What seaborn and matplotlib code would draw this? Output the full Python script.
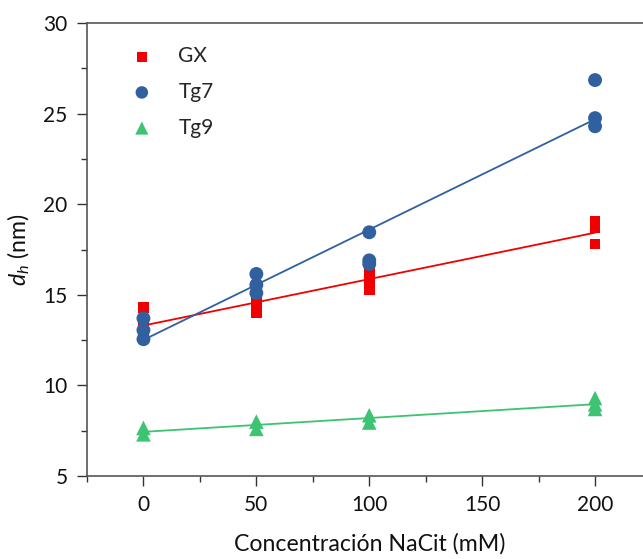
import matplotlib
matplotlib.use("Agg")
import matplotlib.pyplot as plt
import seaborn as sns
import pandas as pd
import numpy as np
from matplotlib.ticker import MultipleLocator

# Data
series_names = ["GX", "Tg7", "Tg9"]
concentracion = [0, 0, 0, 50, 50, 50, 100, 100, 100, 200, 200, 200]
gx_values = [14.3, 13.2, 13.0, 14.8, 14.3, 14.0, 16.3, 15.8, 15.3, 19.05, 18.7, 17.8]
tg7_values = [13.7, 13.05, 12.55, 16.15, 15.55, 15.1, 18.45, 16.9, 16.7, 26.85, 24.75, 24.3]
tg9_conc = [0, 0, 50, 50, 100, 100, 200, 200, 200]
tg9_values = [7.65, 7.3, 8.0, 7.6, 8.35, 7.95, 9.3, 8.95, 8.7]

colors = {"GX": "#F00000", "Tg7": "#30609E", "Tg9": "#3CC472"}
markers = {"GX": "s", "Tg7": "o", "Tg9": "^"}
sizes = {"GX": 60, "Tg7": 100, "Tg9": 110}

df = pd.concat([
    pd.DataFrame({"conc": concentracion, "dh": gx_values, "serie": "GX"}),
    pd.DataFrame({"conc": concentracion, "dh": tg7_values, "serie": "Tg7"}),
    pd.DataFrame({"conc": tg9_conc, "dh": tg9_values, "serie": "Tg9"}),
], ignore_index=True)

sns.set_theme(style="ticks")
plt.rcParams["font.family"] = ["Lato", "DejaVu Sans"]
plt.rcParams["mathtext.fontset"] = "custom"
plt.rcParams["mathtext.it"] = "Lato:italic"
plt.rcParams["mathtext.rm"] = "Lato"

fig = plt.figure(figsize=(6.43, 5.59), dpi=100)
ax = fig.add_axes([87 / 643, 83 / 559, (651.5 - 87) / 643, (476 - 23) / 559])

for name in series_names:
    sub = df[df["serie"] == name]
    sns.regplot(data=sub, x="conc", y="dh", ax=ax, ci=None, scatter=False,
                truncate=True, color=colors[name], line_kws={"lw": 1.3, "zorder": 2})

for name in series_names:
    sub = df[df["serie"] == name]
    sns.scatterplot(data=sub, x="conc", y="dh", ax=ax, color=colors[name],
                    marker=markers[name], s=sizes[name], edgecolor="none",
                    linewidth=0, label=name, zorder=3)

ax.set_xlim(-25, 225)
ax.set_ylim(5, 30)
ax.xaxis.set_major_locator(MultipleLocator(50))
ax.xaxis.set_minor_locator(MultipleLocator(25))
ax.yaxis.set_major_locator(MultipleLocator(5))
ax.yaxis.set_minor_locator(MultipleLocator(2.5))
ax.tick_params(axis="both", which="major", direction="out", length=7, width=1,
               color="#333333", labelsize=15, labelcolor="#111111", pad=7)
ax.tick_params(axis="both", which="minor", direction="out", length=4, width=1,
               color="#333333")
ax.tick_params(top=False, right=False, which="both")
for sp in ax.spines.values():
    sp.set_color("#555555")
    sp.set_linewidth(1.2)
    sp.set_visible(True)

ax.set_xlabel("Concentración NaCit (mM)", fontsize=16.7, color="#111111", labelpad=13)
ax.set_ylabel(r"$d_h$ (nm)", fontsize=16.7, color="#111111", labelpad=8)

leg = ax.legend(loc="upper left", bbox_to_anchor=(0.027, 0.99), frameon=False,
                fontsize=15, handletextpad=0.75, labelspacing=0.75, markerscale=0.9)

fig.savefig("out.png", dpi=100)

*Task requirements*:
Everything from the first line of the listing above through the line that contains "tg9_values = [7.65, 7.3, 8.0, 7.6, 8.35, 7.95, 9.3, 8.95, 8.7]" is to be restated word for word, minus the pictures.

*Correct response*:
What seaborn and matplotlib code would draw this? Output the full Python script.
import matplotlib
matplotlib.use("Agg")
import matplotlib.pyplot as plt
import seaborn as sns
import pandas as pd
import numpy as np
from matplotlib.ticker import MultipleLocator

# Data
series_names = ["GX", "Tg7", "Tg9"]
concentracion = [0, 0, 0, 50, 50, 50, 100, 100, 100, 200, 200, 200]
gx_values = [14.3, 13.2, 13.0, 14.8, 14.3, 14.0, 16.3, 15.8, 15.3, 19.05, 18.7, 17.8]
tg7_values = [13.7, 13.05, 12.55, 16.15, 15.55, 15.1, 18.45, 16.9, 16.7, 26.85, 24.75, 24.3]
tg9_conc = [0, 0, 50, 50, 100, 100, 200, 200, 200]
tg9_values = [7.65, 7.3, 8.0, 7.6, 8.35, 7.95, 9.3, 8.95, 8.7]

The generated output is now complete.